■ **What to produce**: Write out the listing below in full and exactly, leaving out every picture.
=====
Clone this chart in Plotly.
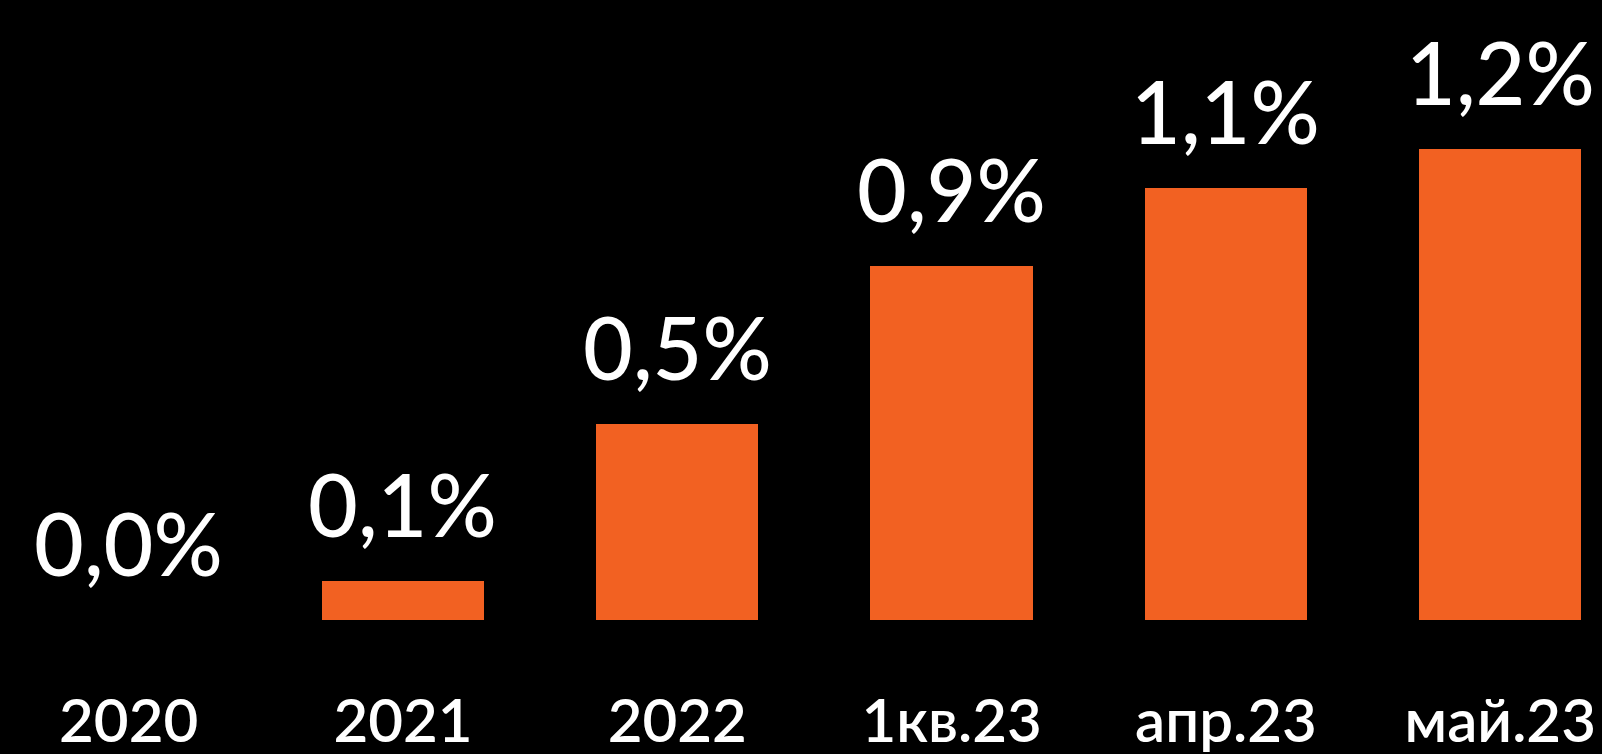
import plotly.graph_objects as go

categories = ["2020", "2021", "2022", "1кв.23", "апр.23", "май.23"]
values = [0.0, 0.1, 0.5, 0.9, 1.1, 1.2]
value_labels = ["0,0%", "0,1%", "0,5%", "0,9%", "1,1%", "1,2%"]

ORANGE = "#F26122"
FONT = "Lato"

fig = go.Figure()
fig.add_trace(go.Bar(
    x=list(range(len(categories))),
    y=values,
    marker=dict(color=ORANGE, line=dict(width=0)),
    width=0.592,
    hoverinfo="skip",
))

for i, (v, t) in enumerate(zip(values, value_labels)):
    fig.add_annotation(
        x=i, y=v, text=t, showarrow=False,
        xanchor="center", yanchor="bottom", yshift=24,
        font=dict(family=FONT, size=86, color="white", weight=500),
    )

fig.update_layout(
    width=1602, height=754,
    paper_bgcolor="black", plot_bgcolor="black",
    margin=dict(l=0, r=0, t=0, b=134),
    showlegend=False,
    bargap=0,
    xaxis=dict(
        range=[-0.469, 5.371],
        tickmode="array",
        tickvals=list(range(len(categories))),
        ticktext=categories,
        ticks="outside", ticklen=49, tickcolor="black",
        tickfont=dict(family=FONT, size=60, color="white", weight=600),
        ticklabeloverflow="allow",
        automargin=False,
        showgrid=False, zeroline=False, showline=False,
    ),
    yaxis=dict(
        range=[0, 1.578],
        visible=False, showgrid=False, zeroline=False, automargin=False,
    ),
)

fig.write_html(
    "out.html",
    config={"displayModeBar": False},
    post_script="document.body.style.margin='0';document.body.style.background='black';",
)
=====
■ **Exercise answer**:
Clone this chart in Plotly.
import plotly.graph_objects as go

categories = ["2020", "2021", "2022", "1кв.23", "апр.23", "май.23"]
values = [0.0, 0.1, 0.5, 0.9, 1.1, 1.2]
value_labels = ["0,0%", "0,1%", "0,5%", "0,9%", "1,1%", "1,2%"]

ORANGE = "#F26122"
FONT = "Lato"

fig = go.Figure()
fig.add_trace(go.Bar(
    x=list(range(len(categories))),
    y=values,
    marker=dict(color=ORANGE, line=dict(width=0)),
    width=0.592,
    hoverinfo="skip",
))

for i, (v, t) in enumerate(zip(values, value_labels)):
    fig.add_annotation(
        x=i, y=v, text=t, showarrow=False,
        xanchor="center", yanchor="bottom", yshift=24,
        font=dict(family=FONT, size=86, color="white", weight=500),
    )

fig.update_layout(
    width=1602, height=754,
    paper_bgcolor="black", plot_bgcolor="black",
    margin=dict(l=0, r=0, t=0, b=134),
    showlegend=False,
    bargap=0,
    xaxis=dict(
        range=[-0.469, 5.371],
        tickmode="array",
        tickvals=list(range(len(categories))),
        ticktext=categories,
        ticks="outside", ticklen=49, tickcolor="black",
        tickfont=dict(family=FONT, size=60, color="white", weight=600),
        ticklabeloverflow="allow",
        automargin=False,
        showgrid=False, zeroline=False, showline=False,
    ),
    yaxis=dict(
        range=[0, 1.578],
        visible=False, showgrid=False, zeroline=False, automargin=False,
    ),
)

fig.write_html(
    "out.html",
    config={"displayModeBar": False},
    post_script="document.body.style.margin='0';document.body.style.background='black';",
)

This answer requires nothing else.